The story of Fruitlands is the history of an evolving landscape. Located in rural Harvard, Massachusetts, Fruitlands has an unparalleled view across the Nashua River valley. Our 210 acre grounds are composed of varying cultural traditions and ecological habitats which tell stories about the New England past. Native Americans, Shakers,Transcendentalists, and nineteenth century artists each represent an important moment in the history of our New England landscape.

Of Fruitlands’ 210 acres of land, about 150 acres are forested, while 60 are open fields. Our land management philosophy balances the needs of educational and interpretive programs, with wildlife habitats and the needs of a healthy forest. We also make land management decisions based on the historic resources located on the property. Passive recreation, people who just want to take a relaxing walk in the woods, is the last major concern we try to balance into our land management program.
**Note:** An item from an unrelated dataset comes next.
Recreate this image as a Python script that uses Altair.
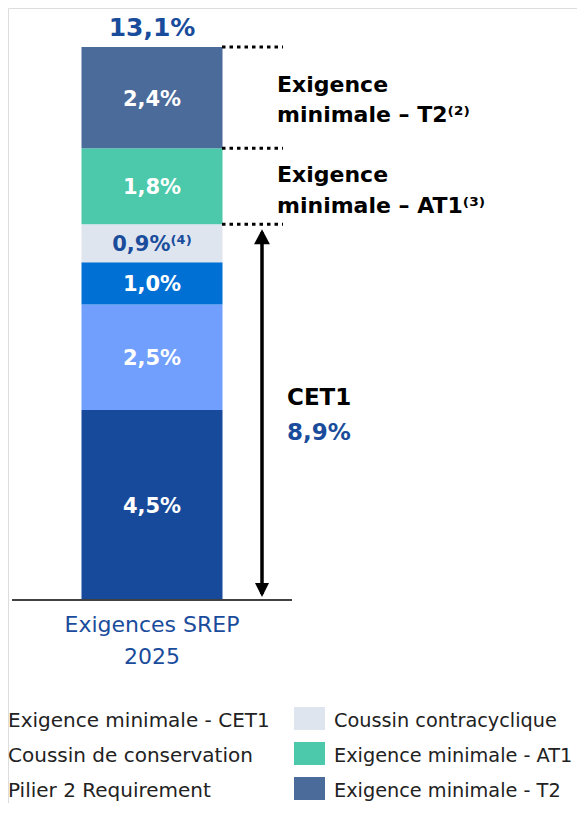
import altair as alt
import pandas as pd

# ---- data ----
categories = ["Exigence minimale - CET1", "Coussin de conservation", "Pilier 2 Requirement",
              "Coussin contracyclique", "Exigence minimale - AT1", "Exigence minimale - T2"]
values = [4.5, 2.5, 1.0, 0.9, 1.8, 2.4]
colors = ["#184a9b", "#709ffd", "#0070d5", "#dfe5ef", "#4bc9aa", "#4b6b9b"]
label_suffix = ["", "", "", "⁽⁴⁾", "", ""]
label_colors = ["white", "white", "white", "#1a4c9c", "white", "white"]
bar_category = "Exigences SREP 2025"
axis_lines = ["Exigences SREP", "2025"]
legend_left = categories[:3]
legend_right = categories[3:]
legend_right_colors = colors[3:]

BLUE = "#1a4c9c"
FONT = "DejaVu Sans"


def fmt(v):
    return f"{v:.1f}".replace(".", ",") + "%"


starts, ends = [], []
acc = 0.0
for v in values:
    starts.append(acc)
    acc = round(acc + v, 4)
    ends.append(acc)
total = acc
cet1_total = ends[3]

df = pd.DataFrame({
    "cat": [bar_category] * len(values),
    "name": categories,
    "start": starts,
    "end": ends,
    "mid": [(s + e) / 2 for s, e in zip(starts, ends)],
    "label": [fmt(v) + s for v, s in zip(values, label_suffix)],
    "lcolor": label_colors,
})

yscale = alt.Scale(domain=[0, total], range=[592, 39], nice=False, zero=False)
xscale = alt.Scale(domain=[bar_category], range=[4, 284])
X = alt.X("cat:N", scale=xscale, axis=None)

bars = alt.Chart(df).mark_bar(width=141).encode(
    x=X,
    y=alt.Y("start:Q", scale=yscale, axis=None),
    y2="end:Q",
    color=alt.Color("name:N", scale=alt.Scale(domain=categories, range=colors), legend=None),
)

seg_labels = alt.Chart(df).mark_text(font=FONT, fontSize=21, fontWeight="bold",
                                     baseline="middle", dy=2).encode(
    x=X,
    y=alt.Y("mid:Q", scale=yscale),
    text="label:N",
    color=alt.Color("lcolor:N", scale=None),
)

tot_df = pd.DataFrame({"cat": [bar_category], "v": [total], "t": [fmt(total)]})
total_label = alt.Chart(tot_df).mark_text(font=FONT, fontSize=25, fontWeight="bold",
                                          baseline="alphabetic", dy=-11, color=BLUE).encode(
    x=X, y=alt.Y("v:Q", scale=yscale), text="t:N")

base_df = pd.DataFrame({"v": [0.0]})
baseline = alt.Chart(base_df).mark_rule(color="#404040", strokeWidth=2).encode(
    x=alt.value(4), x2=alt.value(284), y=alt.Y("v:Q", scale=yscale))

dots_df = pd.DataFrame({"b": [ends[3], ends[4], ends[5]]})
dots = alt.Chart(dots_df).mark_rule(color="black", strokeWidth=3, strokeDash=[3.5, 4]).encode(
    x=alt.value(214), x2=alt.value(275), y=alt.Y("b:Q", scale=yscale))

arrow_df = pd.DataFrame({"a": [0.0], "b": [cet1_total]})
arrow_line = alt.Chart(arrow_df).mark_rule(color="black", strokeWidth=3.5, y2Offset=8, yOffset=-6).encode(
    x=alt.value(254), y=alt.Y("a:Q", scale=yscale), y2="b:Q")
arrow_up = alt.Chart(arrow_df).mark_point(shape="M0,0L0.53,1L-0.53,1Z", size=900, filled=True,
                                          color="black", opacity=1, yOffset=5).encode(
    x=alt.value(254), y=alt.Y("b:Q", scale=yscale))
arrow_down = alt.Chart(arrow_df).mark_point(shape="M0,0L0.5,-1L-0.5,-1Z", size=784, filled=True,
                                            color="black", opacity=1, yOffset=-3).encode(
    x=alt.value(254), y=alt.Y("a:Q", scale=yscale))

layers = [bars, seg_labels, total_label, dots, arrow_line, arrow_up, arrow_down, baseline]


def txt(s, x, y, size, weight="normal", color="black", align="left"):
    return alt.Chart(pd.DataFrame({"t": [s]})).mark_text(
        font=FONT, fontSize=size, fontWeight=weight, color=color, align=align,
        baseline="alphabetic").encode(x=alt.value(x), y=alt.value(y), text="t:N")


# right-side annotations
layers += [
    txt("Exigence", 269, 84, 22, "bold"),
    txt("minimale – T2⁽²⁾", 269, 114, 22, "bold"),
    txt("Exigence", 269, 174, 22, "bold"),
    txt("minimale – AT1⁽³⁾", 269, 205, 22, "bold"),
    txt("CET1", 279, 397, 23, "bold"),
    txt(fmt(cet1_total), 279, 432, 23, "bold", BLUE),
]

# category label under the bar
for i, line in enumerate(axis_lines):
    layers.append(alt.Chart(pd.DataFrame({"cat": [bar_category], "t": [line]})).mark_text(
        font=FONT, fontSize=22, color=BLUE, baseline="alphabetic", dy=624 + i * 32 - 400).encode(
        x=X, y=alt.value(400), text="t:N"))

# legend
ROW0, STEP = 719, 35
for i, name in enumerate(legend_left):
    layers.append(txt(name, 0, ROW0 + i * STEP, 20, color="#222222"))
for i, (name, col) in enumerate(zip(legend_right, legend_right_colors)):
    layers.append(alt.Chart(pd.DataFrame({"c": [col]})).mark_rect(color=col).encode(
        x=alt.value(286), x2=alt.value(317),
        y=alt.value(ROW0 - 20 + i * STEP), y2=alt.value(ROW0 + 3 + i * STEP)))
    layers.append(txt(name, 326, ROW0 + i * STEP, 19.3, color="#222222"))

chart = alt.layer(*layers).properties(
    width=569, height=795, padding=0, autosize=alt.AutoSizeParams(type="none")
).configure_view(stroke=None).configure(font=FONT)

chart.save("out.html", embed_options={"renderer": "svg", "actions": False})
When visitors explore the landscape at Fruitlands, they can find examples of the tremendous changes wrought by nature and human culture on the landscape over time. Sometimes these changes are dramatic, other times they are subtle because they happen more slowly.

On Exhibit Now

The Living Collection - Self-guided tour

 Visitors to the museum can pick up a copy of the trail guide which highlights about 20 locations on the trails and provides interpretive information on the history and ecology. From glacial geology to reading the forested landscape to understand land-use history, this self-guided tour of our living collection explores the land as an evolving historical object.

Willard Farm Site

The Willard Farm is a self-guided archaeological site. Originally built in 1756, it was the homestead for Phinehas and Rebecca Willard and their descendants until the house burned down in August of 1852. A series of interpretive signs guide visitors around the site and describe the archaeological and historical evidence that has enabled us to retell some of the story of this quintessential New England family.